Rows from a dataset of charts and code:
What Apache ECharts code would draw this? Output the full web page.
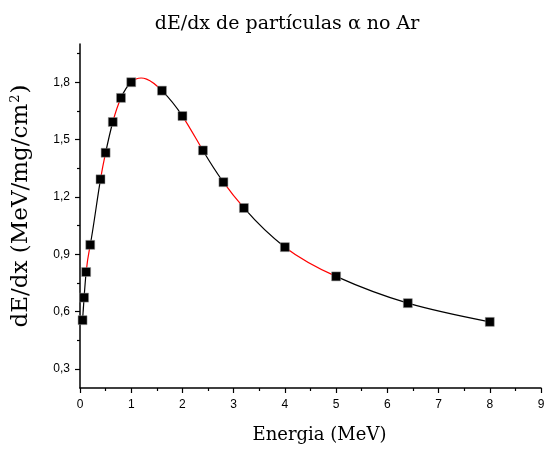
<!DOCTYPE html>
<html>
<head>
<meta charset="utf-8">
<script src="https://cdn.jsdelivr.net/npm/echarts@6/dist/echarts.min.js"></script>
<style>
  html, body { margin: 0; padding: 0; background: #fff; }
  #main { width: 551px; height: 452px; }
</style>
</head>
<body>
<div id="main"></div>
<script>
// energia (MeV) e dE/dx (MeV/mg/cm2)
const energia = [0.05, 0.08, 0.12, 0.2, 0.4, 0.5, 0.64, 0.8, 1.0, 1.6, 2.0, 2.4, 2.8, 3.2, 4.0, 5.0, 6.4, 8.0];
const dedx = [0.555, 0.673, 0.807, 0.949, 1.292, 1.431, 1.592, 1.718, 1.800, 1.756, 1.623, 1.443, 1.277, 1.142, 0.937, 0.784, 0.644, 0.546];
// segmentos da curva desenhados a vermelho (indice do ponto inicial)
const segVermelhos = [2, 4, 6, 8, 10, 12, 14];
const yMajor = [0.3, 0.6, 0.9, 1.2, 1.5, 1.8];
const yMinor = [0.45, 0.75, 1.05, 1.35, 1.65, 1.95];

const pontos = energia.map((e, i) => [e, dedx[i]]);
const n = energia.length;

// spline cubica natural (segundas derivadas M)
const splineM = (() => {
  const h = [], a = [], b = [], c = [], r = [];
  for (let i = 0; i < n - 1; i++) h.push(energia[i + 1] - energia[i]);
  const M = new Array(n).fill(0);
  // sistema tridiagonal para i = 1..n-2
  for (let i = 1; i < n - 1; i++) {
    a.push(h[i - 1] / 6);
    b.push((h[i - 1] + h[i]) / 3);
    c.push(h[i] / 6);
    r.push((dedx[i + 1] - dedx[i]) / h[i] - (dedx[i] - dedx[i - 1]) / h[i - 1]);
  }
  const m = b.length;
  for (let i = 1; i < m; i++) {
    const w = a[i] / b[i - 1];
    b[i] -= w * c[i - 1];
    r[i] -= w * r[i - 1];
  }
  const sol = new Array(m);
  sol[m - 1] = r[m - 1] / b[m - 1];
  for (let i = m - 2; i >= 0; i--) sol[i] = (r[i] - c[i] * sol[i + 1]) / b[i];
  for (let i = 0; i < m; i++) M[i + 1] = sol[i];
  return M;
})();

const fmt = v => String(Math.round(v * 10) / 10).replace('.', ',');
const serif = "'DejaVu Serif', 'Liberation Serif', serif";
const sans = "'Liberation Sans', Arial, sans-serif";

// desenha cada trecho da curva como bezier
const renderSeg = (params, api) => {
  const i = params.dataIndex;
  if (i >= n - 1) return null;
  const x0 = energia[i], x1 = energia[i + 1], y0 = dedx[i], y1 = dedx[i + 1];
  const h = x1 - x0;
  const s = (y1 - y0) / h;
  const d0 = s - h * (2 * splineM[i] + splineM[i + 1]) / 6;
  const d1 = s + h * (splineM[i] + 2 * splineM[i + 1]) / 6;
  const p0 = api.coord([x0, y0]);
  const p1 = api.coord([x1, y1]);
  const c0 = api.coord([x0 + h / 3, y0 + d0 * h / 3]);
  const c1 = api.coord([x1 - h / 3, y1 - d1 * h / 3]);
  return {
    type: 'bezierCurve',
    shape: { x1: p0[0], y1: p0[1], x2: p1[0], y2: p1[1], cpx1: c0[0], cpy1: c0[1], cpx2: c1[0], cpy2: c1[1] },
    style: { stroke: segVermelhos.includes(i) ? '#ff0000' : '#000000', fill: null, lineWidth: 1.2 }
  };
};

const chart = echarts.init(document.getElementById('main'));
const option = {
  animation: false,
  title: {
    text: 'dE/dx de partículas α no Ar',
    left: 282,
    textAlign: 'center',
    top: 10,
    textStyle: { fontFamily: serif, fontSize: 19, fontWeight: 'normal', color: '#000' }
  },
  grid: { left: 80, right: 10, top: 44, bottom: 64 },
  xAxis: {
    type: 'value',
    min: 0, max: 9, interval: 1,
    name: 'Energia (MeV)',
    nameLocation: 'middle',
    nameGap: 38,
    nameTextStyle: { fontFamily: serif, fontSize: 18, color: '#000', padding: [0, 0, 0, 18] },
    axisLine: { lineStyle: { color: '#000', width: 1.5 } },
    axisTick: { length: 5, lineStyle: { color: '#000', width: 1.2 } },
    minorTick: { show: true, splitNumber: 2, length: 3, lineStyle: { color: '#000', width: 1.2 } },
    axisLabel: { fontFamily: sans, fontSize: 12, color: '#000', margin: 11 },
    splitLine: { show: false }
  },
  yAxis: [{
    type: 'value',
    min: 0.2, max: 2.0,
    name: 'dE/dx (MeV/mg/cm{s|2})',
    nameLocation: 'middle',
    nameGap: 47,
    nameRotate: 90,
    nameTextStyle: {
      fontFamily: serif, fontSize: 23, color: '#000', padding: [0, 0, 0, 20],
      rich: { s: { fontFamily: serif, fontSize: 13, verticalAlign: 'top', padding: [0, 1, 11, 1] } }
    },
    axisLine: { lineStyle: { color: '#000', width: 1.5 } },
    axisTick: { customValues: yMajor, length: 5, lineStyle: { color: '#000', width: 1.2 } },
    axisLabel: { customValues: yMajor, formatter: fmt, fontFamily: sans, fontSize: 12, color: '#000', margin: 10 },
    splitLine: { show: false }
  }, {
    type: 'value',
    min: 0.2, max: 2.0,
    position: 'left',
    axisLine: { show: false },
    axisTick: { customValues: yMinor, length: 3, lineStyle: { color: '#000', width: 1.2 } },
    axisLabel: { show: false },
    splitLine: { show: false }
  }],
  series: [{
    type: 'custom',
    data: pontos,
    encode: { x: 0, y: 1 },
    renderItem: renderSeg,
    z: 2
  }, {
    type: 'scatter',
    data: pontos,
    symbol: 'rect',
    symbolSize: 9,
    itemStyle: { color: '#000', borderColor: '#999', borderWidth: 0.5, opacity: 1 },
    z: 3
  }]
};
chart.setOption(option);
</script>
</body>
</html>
...
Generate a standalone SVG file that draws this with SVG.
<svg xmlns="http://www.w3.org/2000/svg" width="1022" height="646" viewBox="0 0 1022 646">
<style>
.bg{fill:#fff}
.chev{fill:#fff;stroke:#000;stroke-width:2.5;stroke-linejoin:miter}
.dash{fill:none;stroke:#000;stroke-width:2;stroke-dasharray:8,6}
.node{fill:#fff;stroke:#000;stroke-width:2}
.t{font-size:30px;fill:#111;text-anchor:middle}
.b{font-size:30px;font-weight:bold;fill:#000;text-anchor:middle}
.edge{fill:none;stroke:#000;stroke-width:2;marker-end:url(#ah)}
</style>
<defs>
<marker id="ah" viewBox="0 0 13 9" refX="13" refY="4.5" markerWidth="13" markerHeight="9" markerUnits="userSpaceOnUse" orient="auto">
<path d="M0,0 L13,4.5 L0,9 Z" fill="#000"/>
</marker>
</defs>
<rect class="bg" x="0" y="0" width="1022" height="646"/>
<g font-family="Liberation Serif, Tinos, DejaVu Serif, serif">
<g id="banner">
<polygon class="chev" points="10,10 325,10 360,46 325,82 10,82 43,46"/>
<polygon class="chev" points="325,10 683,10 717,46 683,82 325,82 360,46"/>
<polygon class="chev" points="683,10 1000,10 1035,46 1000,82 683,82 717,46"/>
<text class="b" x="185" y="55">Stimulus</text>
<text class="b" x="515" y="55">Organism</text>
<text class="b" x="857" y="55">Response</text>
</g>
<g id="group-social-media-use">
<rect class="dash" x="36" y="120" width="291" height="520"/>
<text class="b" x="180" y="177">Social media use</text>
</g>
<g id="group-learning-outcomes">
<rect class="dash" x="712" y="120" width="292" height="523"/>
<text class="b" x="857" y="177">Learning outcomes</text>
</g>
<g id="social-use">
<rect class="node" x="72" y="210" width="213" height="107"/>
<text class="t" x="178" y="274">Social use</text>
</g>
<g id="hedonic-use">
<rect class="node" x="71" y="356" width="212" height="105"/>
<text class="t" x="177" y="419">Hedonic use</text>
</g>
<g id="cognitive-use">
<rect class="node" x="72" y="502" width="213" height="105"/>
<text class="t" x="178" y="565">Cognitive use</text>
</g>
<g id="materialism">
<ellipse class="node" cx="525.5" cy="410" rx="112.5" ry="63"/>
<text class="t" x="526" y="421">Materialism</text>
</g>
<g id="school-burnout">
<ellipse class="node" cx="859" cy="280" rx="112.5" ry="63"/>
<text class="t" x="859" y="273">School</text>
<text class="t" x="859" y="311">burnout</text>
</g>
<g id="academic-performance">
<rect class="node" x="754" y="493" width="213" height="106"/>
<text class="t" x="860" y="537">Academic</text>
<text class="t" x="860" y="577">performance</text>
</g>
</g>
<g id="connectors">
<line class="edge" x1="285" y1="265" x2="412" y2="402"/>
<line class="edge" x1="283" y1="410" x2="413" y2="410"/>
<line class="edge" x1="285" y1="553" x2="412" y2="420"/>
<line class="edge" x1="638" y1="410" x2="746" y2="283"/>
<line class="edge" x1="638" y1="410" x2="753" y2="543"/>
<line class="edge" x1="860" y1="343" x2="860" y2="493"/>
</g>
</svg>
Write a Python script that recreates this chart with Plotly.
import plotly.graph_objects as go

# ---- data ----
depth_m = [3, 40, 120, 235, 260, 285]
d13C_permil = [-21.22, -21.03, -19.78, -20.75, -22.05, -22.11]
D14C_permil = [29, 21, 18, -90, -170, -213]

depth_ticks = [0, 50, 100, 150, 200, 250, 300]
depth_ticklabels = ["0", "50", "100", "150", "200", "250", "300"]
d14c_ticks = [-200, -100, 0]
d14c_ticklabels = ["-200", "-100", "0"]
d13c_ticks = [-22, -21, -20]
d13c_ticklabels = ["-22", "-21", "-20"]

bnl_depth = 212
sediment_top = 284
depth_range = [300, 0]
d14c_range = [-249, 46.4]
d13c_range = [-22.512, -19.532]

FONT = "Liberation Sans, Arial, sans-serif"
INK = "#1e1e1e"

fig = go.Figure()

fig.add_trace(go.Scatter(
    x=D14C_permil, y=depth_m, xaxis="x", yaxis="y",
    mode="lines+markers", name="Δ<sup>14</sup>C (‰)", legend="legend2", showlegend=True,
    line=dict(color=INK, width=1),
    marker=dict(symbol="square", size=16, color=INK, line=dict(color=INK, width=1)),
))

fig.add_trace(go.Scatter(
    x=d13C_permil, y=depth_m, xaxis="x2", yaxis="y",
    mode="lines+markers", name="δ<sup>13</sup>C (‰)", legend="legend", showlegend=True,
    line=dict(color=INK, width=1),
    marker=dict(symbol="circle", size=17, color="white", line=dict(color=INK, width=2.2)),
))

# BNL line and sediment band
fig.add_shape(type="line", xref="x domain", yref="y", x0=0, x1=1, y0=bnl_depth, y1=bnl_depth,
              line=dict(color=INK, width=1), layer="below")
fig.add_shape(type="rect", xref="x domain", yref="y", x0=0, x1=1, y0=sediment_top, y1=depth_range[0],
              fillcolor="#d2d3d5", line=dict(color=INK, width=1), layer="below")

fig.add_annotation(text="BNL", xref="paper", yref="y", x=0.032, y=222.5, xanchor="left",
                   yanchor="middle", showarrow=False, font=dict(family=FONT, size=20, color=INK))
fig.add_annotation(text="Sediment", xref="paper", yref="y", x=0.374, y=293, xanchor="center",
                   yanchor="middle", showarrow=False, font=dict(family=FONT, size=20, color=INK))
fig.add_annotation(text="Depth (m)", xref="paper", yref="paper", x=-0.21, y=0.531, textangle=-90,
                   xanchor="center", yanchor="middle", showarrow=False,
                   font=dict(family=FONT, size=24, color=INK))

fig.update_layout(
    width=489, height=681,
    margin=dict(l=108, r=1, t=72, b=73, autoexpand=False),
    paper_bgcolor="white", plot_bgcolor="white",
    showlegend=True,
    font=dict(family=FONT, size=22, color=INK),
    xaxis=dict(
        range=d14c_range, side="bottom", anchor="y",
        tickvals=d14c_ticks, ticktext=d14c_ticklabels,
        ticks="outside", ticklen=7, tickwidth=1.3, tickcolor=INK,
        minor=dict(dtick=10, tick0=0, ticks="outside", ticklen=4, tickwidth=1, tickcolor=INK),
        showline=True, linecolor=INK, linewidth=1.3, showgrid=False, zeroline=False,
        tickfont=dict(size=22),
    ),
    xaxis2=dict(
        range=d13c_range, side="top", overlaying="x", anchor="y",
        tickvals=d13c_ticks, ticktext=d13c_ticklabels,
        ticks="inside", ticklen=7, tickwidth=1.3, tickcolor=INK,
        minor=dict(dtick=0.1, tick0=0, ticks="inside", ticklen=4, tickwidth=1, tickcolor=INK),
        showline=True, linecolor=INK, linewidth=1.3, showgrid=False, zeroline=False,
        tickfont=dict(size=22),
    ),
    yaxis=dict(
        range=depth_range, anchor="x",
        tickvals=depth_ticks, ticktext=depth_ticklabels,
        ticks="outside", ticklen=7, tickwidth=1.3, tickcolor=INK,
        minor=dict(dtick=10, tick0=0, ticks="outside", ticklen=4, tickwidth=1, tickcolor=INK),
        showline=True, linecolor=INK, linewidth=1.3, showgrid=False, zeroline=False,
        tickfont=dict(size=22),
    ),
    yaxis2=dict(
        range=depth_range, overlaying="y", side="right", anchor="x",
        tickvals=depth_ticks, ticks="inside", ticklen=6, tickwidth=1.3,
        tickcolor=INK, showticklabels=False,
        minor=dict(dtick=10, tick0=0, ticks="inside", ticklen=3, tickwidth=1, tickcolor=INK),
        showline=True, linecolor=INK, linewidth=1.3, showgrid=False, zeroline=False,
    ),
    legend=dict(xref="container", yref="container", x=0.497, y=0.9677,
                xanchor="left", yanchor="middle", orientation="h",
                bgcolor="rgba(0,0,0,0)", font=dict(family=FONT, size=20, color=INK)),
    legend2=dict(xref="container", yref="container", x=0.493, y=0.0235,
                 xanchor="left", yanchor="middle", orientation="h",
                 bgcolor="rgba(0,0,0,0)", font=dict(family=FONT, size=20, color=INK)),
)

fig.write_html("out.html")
* * *
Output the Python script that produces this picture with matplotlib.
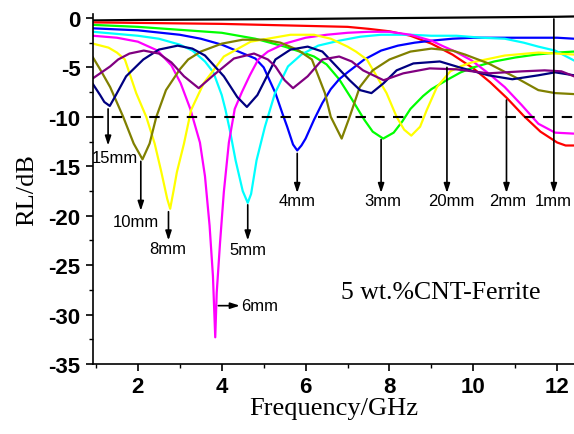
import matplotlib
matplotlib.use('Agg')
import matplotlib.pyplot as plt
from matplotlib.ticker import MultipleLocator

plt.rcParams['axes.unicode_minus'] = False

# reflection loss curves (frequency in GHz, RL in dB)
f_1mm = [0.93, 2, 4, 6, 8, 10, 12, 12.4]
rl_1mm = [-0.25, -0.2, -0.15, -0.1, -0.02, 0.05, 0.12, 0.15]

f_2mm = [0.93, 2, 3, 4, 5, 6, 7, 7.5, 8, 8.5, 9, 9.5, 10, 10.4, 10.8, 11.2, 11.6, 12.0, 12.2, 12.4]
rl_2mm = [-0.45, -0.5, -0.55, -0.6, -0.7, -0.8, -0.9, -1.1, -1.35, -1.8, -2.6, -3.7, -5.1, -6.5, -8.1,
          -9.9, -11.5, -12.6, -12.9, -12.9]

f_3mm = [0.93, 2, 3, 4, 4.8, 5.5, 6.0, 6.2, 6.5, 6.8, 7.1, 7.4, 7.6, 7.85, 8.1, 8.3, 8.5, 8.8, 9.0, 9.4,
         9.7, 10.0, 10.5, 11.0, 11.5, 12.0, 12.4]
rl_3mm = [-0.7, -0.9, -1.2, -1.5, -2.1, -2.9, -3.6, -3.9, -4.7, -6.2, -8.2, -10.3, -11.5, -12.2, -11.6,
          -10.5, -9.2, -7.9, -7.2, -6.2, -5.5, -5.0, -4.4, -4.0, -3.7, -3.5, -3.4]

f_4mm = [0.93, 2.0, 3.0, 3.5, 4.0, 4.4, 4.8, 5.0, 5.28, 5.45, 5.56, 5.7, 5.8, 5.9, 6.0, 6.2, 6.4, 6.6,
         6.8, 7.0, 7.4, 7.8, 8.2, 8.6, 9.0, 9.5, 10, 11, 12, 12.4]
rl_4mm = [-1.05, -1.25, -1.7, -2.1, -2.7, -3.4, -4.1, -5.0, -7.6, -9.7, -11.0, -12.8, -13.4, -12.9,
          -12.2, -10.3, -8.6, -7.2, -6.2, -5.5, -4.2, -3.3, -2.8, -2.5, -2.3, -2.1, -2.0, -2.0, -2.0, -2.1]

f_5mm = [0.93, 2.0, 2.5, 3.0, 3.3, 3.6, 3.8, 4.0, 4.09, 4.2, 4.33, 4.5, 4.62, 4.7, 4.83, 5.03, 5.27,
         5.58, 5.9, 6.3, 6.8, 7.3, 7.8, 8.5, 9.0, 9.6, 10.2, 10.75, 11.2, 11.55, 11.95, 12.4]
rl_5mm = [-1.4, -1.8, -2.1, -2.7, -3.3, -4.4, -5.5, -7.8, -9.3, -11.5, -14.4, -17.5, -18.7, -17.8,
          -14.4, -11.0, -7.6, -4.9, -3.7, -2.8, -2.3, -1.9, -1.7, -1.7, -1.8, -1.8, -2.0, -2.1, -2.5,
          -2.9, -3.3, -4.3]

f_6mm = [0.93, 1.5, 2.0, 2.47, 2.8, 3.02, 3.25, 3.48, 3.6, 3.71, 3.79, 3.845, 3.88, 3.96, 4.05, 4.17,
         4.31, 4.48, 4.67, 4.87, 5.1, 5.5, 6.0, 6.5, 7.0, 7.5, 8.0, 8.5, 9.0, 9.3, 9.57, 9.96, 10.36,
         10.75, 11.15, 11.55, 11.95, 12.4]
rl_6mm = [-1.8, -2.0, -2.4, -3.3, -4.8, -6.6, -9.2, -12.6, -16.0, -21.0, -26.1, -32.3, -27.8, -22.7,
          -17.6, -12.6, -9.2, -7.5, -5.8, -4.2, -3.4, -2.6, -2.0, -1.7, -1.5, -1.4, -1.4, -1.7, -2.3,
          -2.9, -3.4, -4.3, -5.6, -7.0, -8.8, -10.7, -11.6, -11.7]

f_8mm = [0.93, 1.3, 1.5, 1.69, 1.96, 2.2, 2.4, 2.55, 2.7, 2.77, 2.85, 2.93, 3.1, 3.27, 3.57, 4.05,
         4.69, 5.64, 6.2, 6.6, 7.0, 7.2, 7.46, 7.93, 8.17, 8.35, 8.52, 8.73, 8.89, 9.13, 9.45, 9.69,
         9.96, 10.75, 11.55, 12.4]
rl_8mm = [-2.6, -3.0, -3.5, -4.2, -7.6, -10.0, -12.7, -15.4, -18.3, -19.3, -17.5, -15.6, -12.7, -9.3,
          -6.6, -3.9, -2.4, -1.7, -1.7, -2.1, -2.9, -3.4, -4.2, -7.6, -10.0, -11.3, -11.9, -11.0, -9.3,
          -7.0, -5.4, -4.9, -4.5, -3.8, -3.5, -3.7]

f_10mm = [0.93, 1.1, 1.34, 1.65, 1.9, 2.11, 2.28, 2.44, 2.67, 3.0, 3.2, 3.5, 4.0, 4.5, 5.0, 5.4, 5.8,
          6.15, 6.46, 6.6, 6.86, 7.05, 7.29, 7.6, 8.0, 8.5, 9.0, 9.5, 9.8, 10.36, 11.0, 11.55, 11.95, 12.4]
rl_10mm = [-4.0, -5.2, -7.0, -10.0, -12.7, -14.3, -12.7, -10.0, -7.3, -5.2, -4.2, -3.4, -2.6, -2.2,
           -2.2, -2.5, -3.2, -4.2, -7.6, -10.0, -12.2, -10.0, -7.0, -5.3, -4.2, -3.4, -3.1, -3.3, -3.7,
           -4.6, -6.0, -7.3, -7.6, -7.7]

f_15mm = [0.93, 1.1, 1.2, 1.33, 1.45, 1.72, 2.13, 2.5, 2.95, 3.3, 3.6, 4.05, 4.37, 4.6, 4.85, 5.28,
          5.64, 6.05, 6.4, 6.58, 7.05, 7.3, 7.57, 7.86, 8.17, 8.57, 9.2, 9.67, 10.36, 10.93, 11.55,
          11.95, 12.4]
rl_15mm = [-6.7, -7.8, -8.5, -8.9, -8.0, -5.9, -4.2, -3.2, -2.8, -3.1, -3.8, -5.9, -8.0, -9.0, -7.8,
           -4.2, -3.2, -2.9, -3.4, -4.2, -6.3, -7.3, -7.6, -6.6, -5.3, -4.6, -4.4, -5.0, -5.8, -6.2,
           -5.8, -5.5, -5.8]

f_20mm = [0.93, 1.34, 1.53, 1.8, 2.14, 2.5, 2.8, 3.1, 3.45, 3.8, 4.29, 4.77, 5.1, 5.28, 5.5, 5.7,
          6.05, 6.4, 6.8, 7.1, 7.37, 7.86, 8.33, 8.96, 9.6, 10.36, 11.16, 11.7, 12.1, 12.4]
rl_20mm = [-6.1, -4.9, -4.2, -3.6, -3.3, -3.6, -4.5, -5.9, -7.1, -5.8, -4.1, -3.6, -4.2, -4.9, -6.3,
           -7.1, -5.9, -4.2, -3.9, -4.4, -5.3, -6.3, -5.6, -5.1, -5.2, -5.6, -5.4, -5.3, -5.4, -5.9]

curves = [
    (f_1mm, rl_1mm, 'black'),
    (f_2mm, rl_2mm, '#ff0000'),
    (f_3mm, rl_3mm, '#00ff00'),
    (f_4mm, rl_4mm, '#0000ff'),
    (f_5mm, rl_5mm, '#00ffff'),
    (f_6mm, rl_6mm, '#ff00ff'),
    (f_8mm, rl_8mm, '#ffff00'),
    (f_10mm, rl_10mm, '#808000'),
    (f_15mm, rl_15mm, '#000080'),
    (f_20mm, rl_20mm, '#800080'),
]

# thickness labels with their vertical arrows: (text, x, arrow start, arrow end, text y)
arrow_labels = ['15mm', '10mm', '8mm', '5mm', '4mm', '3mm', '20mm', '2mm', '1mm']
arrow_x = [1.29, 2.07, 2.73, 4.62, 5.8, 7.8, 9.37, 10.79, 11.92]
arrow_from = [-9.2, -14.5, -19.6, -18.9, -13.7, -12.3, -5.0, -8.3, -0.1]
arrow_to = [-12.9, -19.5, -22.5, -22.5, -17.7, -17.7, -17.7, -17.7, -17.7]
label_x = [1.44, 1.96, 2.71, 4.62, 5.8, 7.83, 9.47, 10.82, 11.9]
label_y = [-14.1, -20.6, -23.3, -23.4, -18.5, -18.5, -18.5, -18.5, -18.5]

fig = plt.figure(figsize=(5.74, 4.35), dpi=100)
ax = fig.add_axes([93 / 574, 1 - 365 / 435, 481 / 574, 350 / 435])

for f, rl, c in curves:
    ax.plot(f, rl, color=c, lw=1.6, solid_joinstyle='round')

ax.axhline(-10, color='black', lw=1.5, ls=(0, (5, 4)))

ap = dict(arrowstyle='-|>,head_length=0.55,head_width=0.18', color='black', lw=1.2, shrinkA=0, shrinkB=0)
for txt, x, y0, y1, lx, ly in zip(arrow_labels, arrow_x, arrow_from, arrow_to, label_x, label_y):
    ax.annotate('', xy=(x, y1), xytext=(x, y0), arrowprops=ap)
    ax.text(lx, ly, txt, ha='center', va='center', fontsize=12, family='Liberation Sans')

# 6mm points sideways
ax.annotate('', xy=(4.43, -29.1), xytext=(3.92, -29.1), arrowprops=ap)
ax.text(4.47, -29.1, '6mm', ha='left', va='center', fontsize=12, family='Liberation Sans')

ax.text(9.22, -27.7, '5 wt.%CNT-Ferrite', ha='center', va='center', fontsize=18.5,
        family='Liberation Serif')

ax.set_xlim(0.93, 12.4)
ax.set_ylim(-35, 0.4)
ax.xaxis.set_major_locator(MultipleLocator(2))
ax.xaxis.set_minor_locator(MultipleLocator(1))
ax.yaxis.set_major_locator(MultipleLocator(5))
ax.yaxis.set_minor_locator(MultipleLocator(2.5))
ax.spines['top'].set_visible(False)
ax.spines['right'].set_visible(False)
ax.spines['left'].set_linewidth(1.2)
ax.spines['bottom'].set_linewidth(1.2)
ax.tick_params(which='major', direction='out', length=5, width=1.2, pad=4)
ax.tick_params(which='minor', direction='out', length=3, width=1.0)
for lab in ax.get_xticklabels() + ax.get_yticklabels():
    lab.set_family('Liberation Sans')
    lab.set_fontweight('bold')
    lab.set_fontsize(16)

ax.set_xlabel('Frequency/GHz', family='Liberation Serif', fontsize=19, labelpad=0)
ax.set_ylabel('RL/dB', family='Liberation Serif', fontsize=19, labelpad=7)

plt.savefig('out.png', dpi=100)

● **Exercise aim**
Copy the listing above exactly, but only from the line with "Output the Python" through the line with "-2.9, -3.3, -4.3]", including those two lines and excluding any picture.

● **Final answer**
Output the Python script that produces this picture with matplotlib.
import matplotlib
matplotlib.use('Agg')
import matplotlib.pyplot as plt
from matplotlib.ticker import MultipleLocator

plt.rcParams['axes.unicode_minus'] = False

# reflection loss curves (frequency in GHz, RL in dB)
f_1mm = [0.93, 2, 4, 6, 8, 10, 12, 12.4]
rl_1mm = [-0.25, -0.2, -0.15, -0.1, -0.02, 0.05, 0.12, 0.15]

f_2mm = [0.93, 2, 3, 4, 5, 6, 7, 7.5, 8, 8.5, 9, 9.5, 10, 10.4, 10.8, 11.2, 11.6, 12.0, 12.2, 12.4]
rl_2mm = [-0.45, -0.5, -0.55, -0.6, -0.7, -0.8, -0.9, -1.1, -1.35, -1.8, -2.6, -3.7, -5.1, -6.5, -8.1,
          -9.9, -11.5, -12.6, -12.9, -12.9]

f_3mm = [0.93, 2, 3, 4, 4.8, 5.5, 6.0, 6.2, 6.5, 6.8, 7.1, 7.4, 7.6, 7.85, 8.1, 8.3, 8.5, 8.8, 9.0, 9.4,
         9.7, 10.0, 10.5, 11.0, 11.5, 12.0, 12.4]
rl_3mm = [-0.7, -0.9, -1.2, -1.5, -2.1, -2.9, -3.6, -3.9, -4.7, -6.2, -8.2, -10.3, -11.5, -12.2, -11.6,
          -10.5, -9.2, -7.9, -7.2, -6.2, -5.5, -5.0, -4.4, -4.0, -3.7, -3.5, -3.4]

f_4mm = [0.93, 2.0, 3.0, 3.5, 4.0, 4.4, 4.8, 5.0, 5.28, 5.45, 5.56, 5.7, 5.8, 5.9, 6.0, 6.2, 6.4, 6.6,
         6.8, 7.0, 7.4, 7.8, 8.2, 8.6, 9.0, 9.5, 10, 11, 12, 12.4]
rl_4mm = [-1.05, -1.25, -1.7, -2.1, -2.7, -3.4, -4.1, -5.0, -7.6, -9.7, -11.0, -12.8, -13.4, -12.9,
          -12.2, -10.3, -8.6, -7.2, -6.2, -5.5, -4.2, -3.3, -2.8, -2.5, -2.3, -2.1, -2.0, -2.0, -2.0, -2.1]

f_5mm = [0.93, 2.0, 2.5, 3.0, 3.3, 3.6, 3.8, 4.0, 4.09, 4.2, 4.33, 4.5, 4.62, 4.7, 4.83, 5.03, 5.27,
         5.58, 5.9, 6.3, 6.8, 7.3, 7.8, 8.5, 9.0, 9.6, 10.2, 10.75, 11.2, 11.55, 11.95, 12.4]
rl_5mm = [-1.4, -1.8, -2.1, -2.7, -3.3, -4.4, -5.5, -7.8, -9.3, -11.5, -14.4, -17.5, -18.7, -17.8,
          -14.4, -11.0, -7.6, -4.9, -3.7, -2.8, -2.3, -1.9, -1.7, -1.7, -1.8, -1.8, -2.0, -2.1, -2.5,
          -2.9, -3.3, -4.3]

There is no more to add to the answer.